There are two sides to Shaun’s of Marylebone: hairdressing and hair replacement. My wife and I are in business together. Haircutting is her side of the business, whereas hair replacement is my speciality and it’s what I’m particularly good at. Giving clients a natural-looking head of hair gives both them and me a great deal of satisfaction. Pleasing somebody where others can’t and making them feel good about themselves gives me a lot of inner happiness.

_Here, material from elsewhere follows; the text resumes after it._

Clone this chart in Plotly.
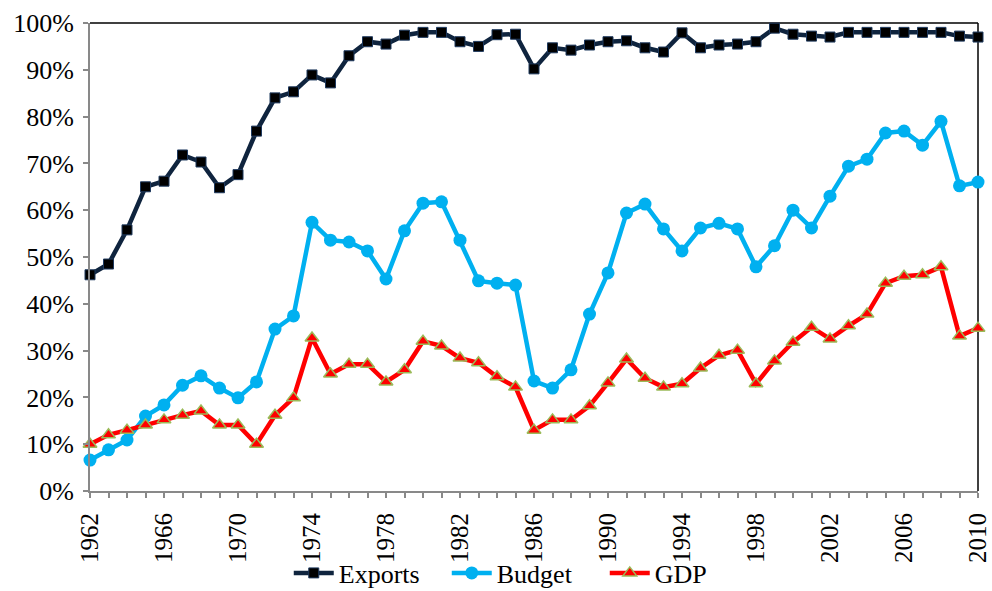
import plotly.graph_objects as go

years = list(range(1962, 2011))

exports = [46.2, 48.5, 55.8, 65.0, 66.2, 71.8, 70.3, 64.8, 67.6, 76.9,
           84.0, 85.3, 88.9, 87.2, 93.0, 96.0, 95.5, 97.4, 98.0, 98.0,
           96.0, 95.0, 97.5, 97.6, 90.2, 94.7, 94.2, 95.3, 96.0, 96.2,
           94.7, 93.8, 97.9, 94.7, 95.3, 95.5, 96.0, 98.9, 97.6, 97.2,
           97.0, 98.0, 98.0, 98.0, 98.0, 98.0, 98.0, 97.2, 97.0]

budget = [6.6, 8.8, 10.9, 16.0, 18.4, 22.6, 24.6, 22.0, 19.9, 23.3,
          34.6, 37.4, 57.4, 53.6, 53.2, 51.3, 45.3, 55.6, 61.5, 61.8,
          53.6, 44.9, 44.4, 44.0, 23.5, 22.0, 25.9, 37.8, 46.6, 59.4,
          61.3, 56.0, 51.3, 56.2, 57.2, 56.0, 47.9, 52.4, 60.0, 56.2,
          63.0, 69.4, 70.9, 76.5, 76.9, 73.9, 79.0, 65.2, 66.0]

gdp = [10.0, 12.0, 13.0, 14.1, 15.2, 16.2, 17.1, 14.1, 14.1, 10.0,
       16.2, 19.9, 32.7, 25.0, 27.1, 27.1, 23.3, 25.9, 32.0, 31.0,
       28.4, 27.4, 24.4, 22.2, 13.0, 15.2, 15.2, 18.2, 23.1, 28.2,
       24.1, 22.2, 22.9, 26.3, 29.0, 30.1, 22.9, 27.8, 31.8, 35.0,
       32.5, 35.3, 37.8, 44.4, 45.9, 46.2, 47.9, 33.1, 34.8]

y_ticks = list(range(0, 101, 10))
y_ticktext = [f"{v}%" for v in y_ticks]
x_label_years = list(range(1962, 2011, 4))

FONT = "Liberation Serif"

fig = go.Figure()
fig.add_trace(go.Scatter(
    x=years, y=exports, name="Exports", mode="lines+markers",
    line=dict(color="#0F243E", width=4.5),
    marker=dict(symbol="square", size=10, color="#000000",
                line=dict(color="#1F3A5F", width=1)),
    cliponaxis=False))
fig.add_trace(go.Scatter(
    x=years, y=budget, name="Budget", mode="lines+markers",
    line=dict(color="#00B0F0", width=4.5),
    marker=dict(symbol="circle", size=13, color="#00B0F0"),
    cliponaxis=False))
fig.add_trace(go.Scatter(
    x=years, y=gdp, name="GDP", mode="lines+markers",
    line=dict(color="#FF0000", width=4.5),
    marker=dict(symbol="triangle-up", size=12, color="#FF0000",
                line=dict(color="#9BBB59", width=1.5)),
    cliponaxis=False))

fig.update_layout(
    width=992, height=591,
    margin=dict(l=90, r=14, t=23, b=100, autoexpand=False),
    paper_bgcolor="white", plot_bgcolor="white",
    font=dict(family=FONT, size=24, color="black"),
    showlegend=True,
    legend=dict(orientation="h", x=0.530, xanchor="center", xref="container",
                y=1 - 573 / 591, yanchor="middle", yref="container",
                font=dict(family=FONT, size=26), itemwidth=40,
                entrywidth=103, entrywidthmode="pixels",
                bgcolor="rgba(0,0,0,0)", tracegroupgap=0),
    xaxis=dict(range=[1962, 2010], showgrid=False, zeroline=False,
               automargin=False,
               showline=True, linecolor="#898989", linewidth=2,
               tickmode="array", tickvals=x_label_years,
               ticktext=[str(y) for y in x_label_years],
               ticks="outside", ticklen=5, tickcolor="#898989", tickwidth=1.5,
               tickangle=-90, tickfont=dict(family=FONT, size=25),
               ticklabelstandoff=5,
               minor=dict(tickmode="linear", tick0=1962, dtick=1,
                          ticks="outside", ticklen=5, tickcolor="#898989",
                          tickwidth=1.5, showgrid=False)),
    yaxis=dict(range=[0, 100], showgrid=False, zeroline=False,
               automargin=False,
               showline=True, linecolor="#898989", linewidth=2,
               tickmode="array", tickvals=y_ticks, ticktext=y_ticktext,
               ticks="outside", ticklen=5, tickcolor="#898989", tickwidth=1.5,
               ticklabelstandoff=4,
               tickfont=dict(family=FONT, size=26)),
)

fig.add_shape(type="line", xref="paper", yref="paper", x0=0, x1=1, y0=1, y1=1,
              line=dict(color="black", width=1.5), layer="below")
fig.add_shape(type="line", xref="paper", yref="paper", x0=1, x1=1, y0=0, y1=1,
              line=dict(color="black", width=1.5), layer="below")

fig.write_html("out.html",
               config={"displayModeBar": False},
               post_script="document.body.style.margin='0';document.body.style.overflow='hidden';")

As well as advising clients on treatments to make their hair grow, my work also involves hair transplants. I liaise with two or three transplant surgeons, and my role is to help people both before and after the transplant. Cutting hair after a transplant is quite specialist, as there are some elements to it, particularly with the scarring, that other hairdressers simply wouldn’t understand. My clients range from their early twenties right up to the oldest, who is 92. Many of them become regulars and I still have clients from when I worked in York Street back in the eighties.
Uphill and downhill
Marylebone has changed over the years. It was very upmarket when I was young, but then went downhill for a number of years. Marylebone High Street wasn’t very good. But now the whole area has come right back up and is deservedly back in the spotlight. I only live a short walk from work and there are so many lovely places to stop for dinner on my way home. My favourites include Casa Becci, Fishworks, The Golden Hind on Marylebone Lane and the vegetarian Indian restaurant right next door to it, Woodlands. I tend to work late and often go for a meal afterwards, and I really love just being able to turn up and say: “Can you squeeze me in?”

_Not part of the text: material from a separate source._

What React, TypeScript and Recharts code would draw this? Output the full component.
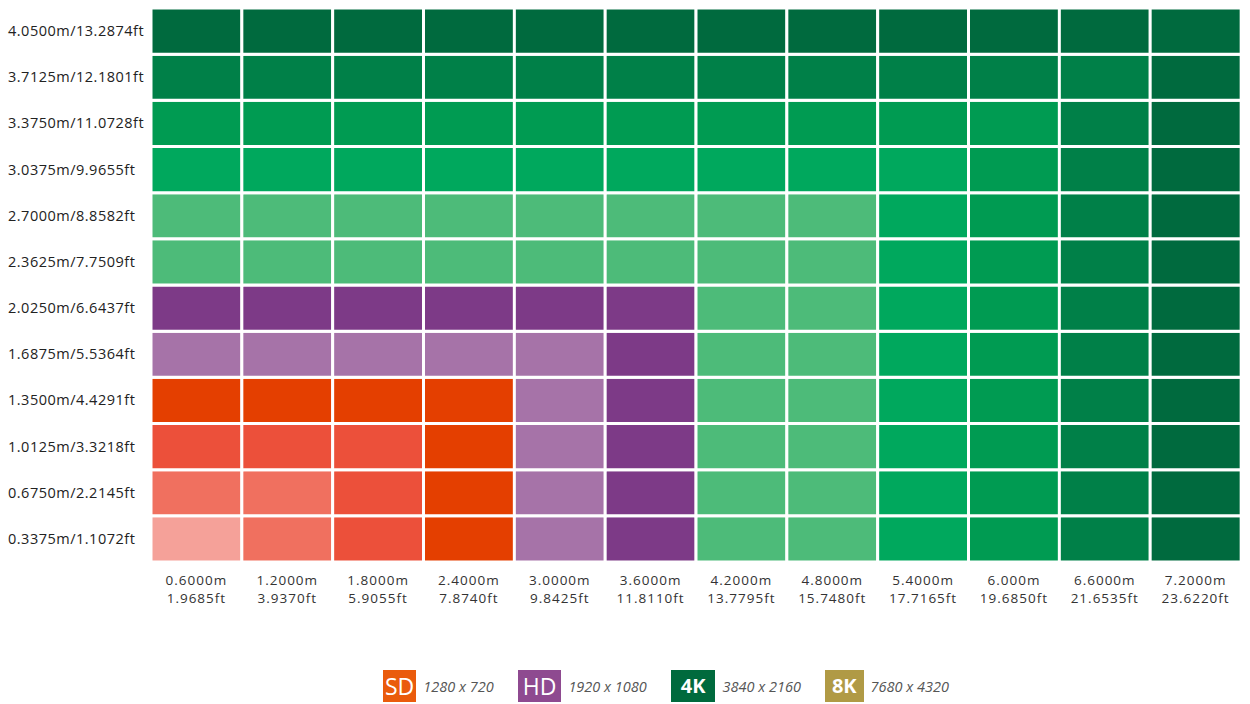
import React from 'react';
import { BarChart, Bar, XAxis, YAxis, Cell, Legend } from 'recharts';

// screen widths (columns, left to right)
const widthMeters = ['0.6000m', '1.2000m', '1.8000m', '2.4000m', '3.0000m', '3.6000m', '4.2000m', '4.8000m', '5.4000m', '6.000m', '6.6000m', '7.2000m'];
const widthFeet = ['1.9685ft', '3.9370ft', '5.9055ft', '7.8740ft', '9.8425ft', '11.8110ft', '13.7795ft', '15.7480ft', '17.7165ft', '19.6850ft', '21.6535ft', '23.6220ft'];

// screen heights (rows, bottom to top)
const heightLabels = [
    '0.3375m/1.1072ft', '0.6750m/2.2145ft', '1.0125m/3.3218ft', '1.3500m/4.4291ft',
    '1.6875m/5.5364ft', '2.0250m/6.6437ft', '2.3625m/7.7509ft', '2.7000m/8.8582ft',
    '3.0375m/9.9655ft', '3.3750m/11.0728ft', '3.7125m/12.1801ft', '4.0500m/13.2874ft',
];

// resolution tier of every cell, rows bottom to top, columns left to right
const tierRows = [
    ['sd4', 'sd3', 'sd2', 'sd1', 'hd2', 'hd1', 'k1', 'k1', 'k2', 'k3', 'k4', 'k5'],
    ['sd3', 'sd3', 'sd2', 'sd1', 'hd2', 'hd1', 'k1', 'k1', 'k2', 'k3', 'k4', 'k5'],
    ['sd2', 'sd2', 'sd2', 'sd1', 'hd2', 'hd1', 'k1', 'k1', 'k2', 'k3', 'k4', 'k5'],
    ['sd1', 'sd1', 'sd1', 'sd1', 'hd2', 'hd1', 'k1', 'k1', 'k2', 'k3', 'k4', 'k5'],
    ['hd2', 'hd2', 'hd2', 'hd2', 'hd2', 'hd1', 'k1', 'k1', 'k2', 'k3', 'k4', 'k5'],
    ['hd1', 'hd1', 'hd1', 'hd1', 'hd1', 'hd1', 'k1', 'k1', 'k2', 'k3', 'k4', 'k5'],
    ['k1', 'k1', 'k1', 'k1', 'k1', 'k1', 'k1', 'k1', 'k2', 'k3', 'k4', 'k5'],
    ['k1', 'k1', 'k1', 'k1', 'k1', 'k1', 'k1', 'k1', 'k2', 'k3', 'k4', 'k5'],
    ['k2', 'k2', 'k2', 'k2', 'k2', 'k2', 'k2', 'k2', 'k2', 'k3', 'k4', 'k5'],
    ['k3', 'k3', 'k3', 'k3', 'k3', 'k3', 'k3', 'k3', 'k3', 'k3', 'k4', 'k5'],
    ['k4', 'k4', 'k4', 'k4', 'k4', 'k4', 'k4', 'k4', 'k4', 'k4', 'k4', 'k5'],
    ['k5', 'k5', 'k5', 'k5', 'k5', 'k5', 'k5', 'k5', 'k5', 'k5', 'k5', 'k5'],
];

const legendTags = ['SD', 'HD', '4K', '8K'];
const legendRes = ['1280 x 720', '1920 x 1080', '3840 x 2160', '7680 x 4320'];

const palette: Record<string, string> = {
    sd1: '#E43F00',
    sd2: '#EC503A',
    sd3: '#F0705F',
    sd4: '#F5A199',
    hd1: '#7D3A87',
    hd2: '#A673A8',
    k1: '#4DBB79',
    k2: '#00A85D',
    k3: '#009B52',
    k4: '#008048',
    k5: '#006A3E',
};

const legendColors = ['#EA5B0C', '#8E4A90', '#006A3D', '#B09A45'];
const legendPad = ['0 2px', '0 5px', '0 10px', '0 7px'];
const FONT = '"Open Sans", "Noto Sans", sans-serif';

const data = widthMeters.map((m, ci) => {
    const row: Record<string, string | number> = { m, ft: widthFeet[ci] };
    heightLabels.forEach((_, ri) => { row['r' + ri] = 1; });
    return row;
});

const XTick = (props: any) => {
    const { x, y, index } = props;
    return (
        <g>
            <text x={x} y={y + 15} textAnchor="middle" fontSize={13.5} letterSpacing={1} fill="#333" fontFamily={FONT}>
                {widthMeters[index]}
            </text>
            <text x={x} y={y + 33} textAnchor="middle" fontSize={13.5} letterSpacing={1} fill="#333" fontFamily={FONT}>
                {widthFeet[index]}
            </text>
        </g>
    );
};

const YTick = (props: any) => {
    const { y, payload } = props;
    return (
        <text x={8} y={y + 5} textAnchor="start" fontSize={14.5} letterSpacing={0.5} fill="#222" fontFamily={FONT}>
            {heightLabels[Math.floor(payload.value)]}
        </text>
    );
};

const LegendBox = () => (
    <div style={{ display: 'flex', alignItems: 'center', paddingLeft: 383, fontFamily: FONT }}>
        {legendTags.map((tag, i) => {
            const bold = tag === '4K' || tag === '8K';
            return (
                <div key={tag} style={{ display: 'flex', alignItems: 'center', marginRight: 24 }}>
                    <span style={{
                        background: legendColors[i], color: '#fff', height: 32, lineHeight: '32px',
                        padding: legendPad[i], fontSize: bold ? 20 : 23,
                        fontWeight: bold ? 700 : 400,
                    }}>{tag}</span>
                    <span style={{ fontStyle: 'italic', color: '#555', fontSize: 14.5, marginLeft: 7 }}>{legendRes[i]}</span>
                </div>
            );
        })}
    </div>
);

const App: React.FC = () => {
    return (
        <div style={{ width: 1250, height: 704, background: '#fff' }}>
            <style>{'body{margin:0}'}</style>
            <BarChart
                width={1250}
                height={704}
                data={data}
                margin={{ top: 8, right: 9, left: 0, bottom: 82 }}
                barCategoryGap={0}
                barGap={0}
            >
                <XAxis dataKey="m" axisLine={false} tickLine={false} height={60} interval={0} tick={<XTick />} />
                <YAxis
                    type="number"
                    domain={[0, heightLabels.length]}
                    ticks={heightLabels.map((_, i) => i + 0.5)}
                    axisLine={false}
                    tickLine={false}
                    width={151}
                    interval={0}
                    tick={<YTick />}
                />
                {heightLabels.map((_, ri) => (
                    <Bar key={ri} dataKey={'r' + ri} stackId="grid" stroke="#fff" strokeWidth={3} isAnimationActive={false}>
                        {data.map((_, ci) => (
                            <Cell key={ci} fill={palette[tierRows[ri][ci]]} />
                        ))}
                    </Bar>
                ))}
                <Legend
                    layout="horizontal"
                    verticalAlign="middle"
                    content={<LegendBox />}
                    wrapperStyle={{ top: 670, left: 0, width: 1250 }}
                />
            </BarChart>
        </div>
    );
};

export default App;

Walking to and from work means that I bump into so many people I know. I’ll suddenly see someone and will stop and talk to them. I guess that’s through having had the same business in the area for 27 years.
As I work mostly in a basement I don’t see a lot of daylight, so in my free time I enjoy being outside. I spend as much time as possible in the sunlight and really like gardening and just pottering around. I only have a small garden here in London, but have a second home in France, in Saint Paul de Vence, where I get to do quite a lot of gardening. My passion is to sneak away over there whenever possible. I get to use my French when I’m out there, which I really enjoy.

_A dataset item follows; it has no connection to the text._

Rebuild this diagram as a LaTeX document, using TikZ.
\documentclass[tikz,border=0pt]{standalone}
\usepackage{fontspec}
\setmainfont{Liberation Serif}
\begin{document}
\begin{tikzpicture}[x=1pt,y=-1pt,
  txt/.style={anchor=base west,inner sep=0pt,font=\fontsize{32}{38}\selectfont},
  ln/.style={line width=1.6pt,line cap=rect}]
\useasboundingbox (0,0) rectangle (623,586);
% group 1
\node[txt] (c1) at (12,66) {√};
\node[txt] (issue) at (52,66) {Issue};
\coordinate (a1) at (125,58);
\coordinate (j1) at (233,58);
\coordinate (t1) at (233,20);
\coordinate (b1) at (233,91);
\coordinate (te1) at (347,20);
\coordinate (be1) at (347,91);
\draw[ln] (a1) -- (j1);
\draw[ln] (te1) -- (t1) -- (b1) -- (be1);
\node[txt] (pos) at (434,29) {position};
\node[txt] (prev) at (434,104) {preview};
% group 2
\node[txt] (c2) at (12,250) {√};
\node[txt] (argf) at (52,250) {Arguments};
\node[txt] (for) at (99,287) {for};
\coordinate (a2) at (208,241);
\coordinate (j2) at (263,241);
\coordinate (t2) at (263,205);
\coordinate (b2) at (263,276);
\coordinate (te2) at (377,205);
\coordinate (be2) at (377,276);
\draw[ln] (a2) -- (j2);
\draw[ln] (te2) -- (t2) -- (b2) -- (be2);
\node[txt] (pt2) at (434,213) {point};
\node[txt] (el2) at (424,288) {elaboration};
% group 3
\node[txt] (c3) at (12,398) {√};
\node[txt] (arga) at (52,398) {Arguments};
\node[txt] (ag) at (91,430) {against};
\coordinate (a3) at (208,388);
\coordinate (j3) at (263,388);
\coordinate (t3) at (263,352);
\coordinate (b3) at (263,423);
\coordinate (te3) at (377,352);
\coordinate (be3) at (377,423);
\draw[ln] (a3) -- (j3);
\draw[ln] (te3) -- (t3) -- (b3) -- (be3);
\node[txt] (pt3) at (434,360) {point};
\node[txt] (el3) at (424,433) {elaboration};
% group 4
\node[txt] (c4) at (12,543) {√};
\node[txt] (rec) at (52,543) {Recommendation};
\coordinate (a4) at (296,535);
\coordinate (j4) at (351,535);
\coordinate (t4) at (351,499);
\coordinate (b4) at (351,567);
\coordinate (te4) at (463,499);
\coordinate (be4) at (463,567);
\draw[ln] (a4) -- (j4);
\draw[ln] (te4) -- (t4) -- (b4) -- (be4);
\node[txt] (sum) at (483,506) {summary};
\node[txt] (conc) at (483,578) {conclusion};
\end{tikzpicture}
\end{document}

I also like listening to music, but I’m a little old fashioned. I enjoy opera, classical and music from the 1950s and 1960s. My favourite songs include All I Have To Do Is Dream by the Everly Brothers and Billy Fury’s Halfway to Paradise. I’m a huge fan of Elvis Presley and used to have my hair looking like Elvis in all the pictures.
Making people happy
My plan is really just to carry on as I am, to keep trying to make clients happy and to enjoy the satisfaction I get from communicating with people. What I love most about my job is making people happy. That in turn makes me feel happy and is what gets me up in the morning. I’m not looking to retire. Enjoying the communication and satisfying people—I don’t think I could live without it.
Of all the professions, hairdressers seem to be quite happy, I think because they get to connect with other people every day. Hairdressers get to hear everything. When you’re behind a chair with someone for 90 minutes, you get to know their whole life.
Sometimes I get carried away and adapt to people’s accents. So if I have somebody from Egypt or Israel, for example, because I have such a musical ear I start adapting to their sound. But then either my wife or a colleague will say: “Shaun, you’re doing that thing again.” And I don’t even realise it. I just love communicating with people.